Blind contour friday cheat
I drew the subject so many times and on the last attempt thought ‘sod it’ and looked at the paper. This poor broken mannikin, drawn for the first time before he’s binned in a clutter clear out. I’ve just spotted that Green and Stone of Chelsea don’t seem to know how to spell ‘miniature’.
What does this mean? I have no idea, tell me if you know.
Illustration Friday - FLAVOUR
Most people seem to have a yearning for some of the foods and flavours of their childhood. I know that at times my Irish mother HAD to eat boiled bacon, cabbage and potatoes. As much of my childhood was spent in Fiji, I ate Indian and Fijian food regularly and that’s what I so often yearn to taste. I can fulfill my urges for Indian food relatively easily as there are so many shops that supply the raw materials and I’ve taught myself how to cook pretty authentic tasting Indian food. However the ethnic shops near me have yet to discover the delights of dalo, dalo leaves and duruka so I’ll just have to dream of the last time I tasted dalo, palusami and duruka in lolo.
As I don’t want to dwell any more on the foods I’ll probably never taste again, this picture is a celebration of what I can eat here in England – my breakfast – a perfect navel orange and a juicy pomegranate.

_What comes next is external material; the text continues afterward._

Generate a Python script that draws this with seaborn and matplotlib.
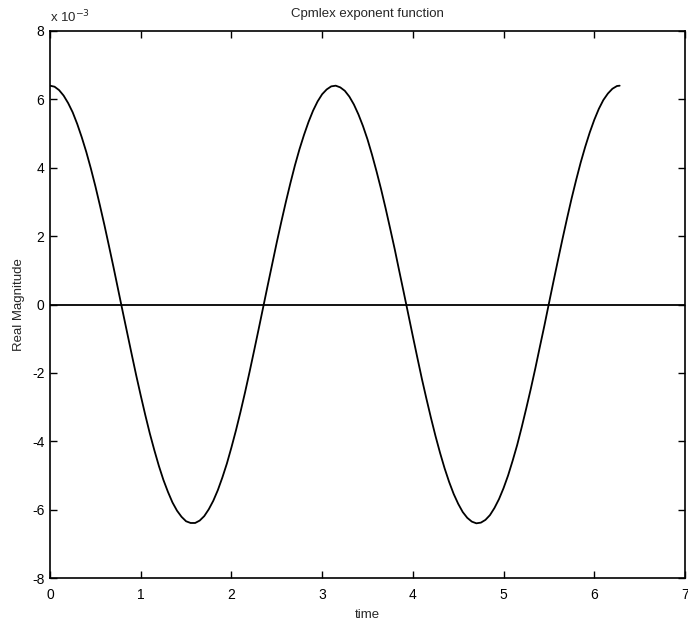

This is a quick drawing of some of my favourite tools, but also to remember a wonderful typography class I had at college from a visiting lecturer whose name I’ve forgotten, (I wish I could remember – he taught at the LCP in the late ’70s). He held up each of these three tools in turn and explained that typographers are craftsmen – as he held up the craft knife, are artists – as he held up the pencil and work with the precision of surgeons – as he held up the scalpel. I believe he repeated this demonstration many times to different students, and I bet most of them, like me, remember it. I can’t imagine how this class would translate to computers, software etc.
Happy New Year
Now that Christmas is over, time for a new masthead. I’ve been posting my pictures since May and I really appreciate all the wonderful people who’ve left comments and who’ve given me glimpses of their lives and art in their blogs. Thank you all and I wish you happiness in 2006.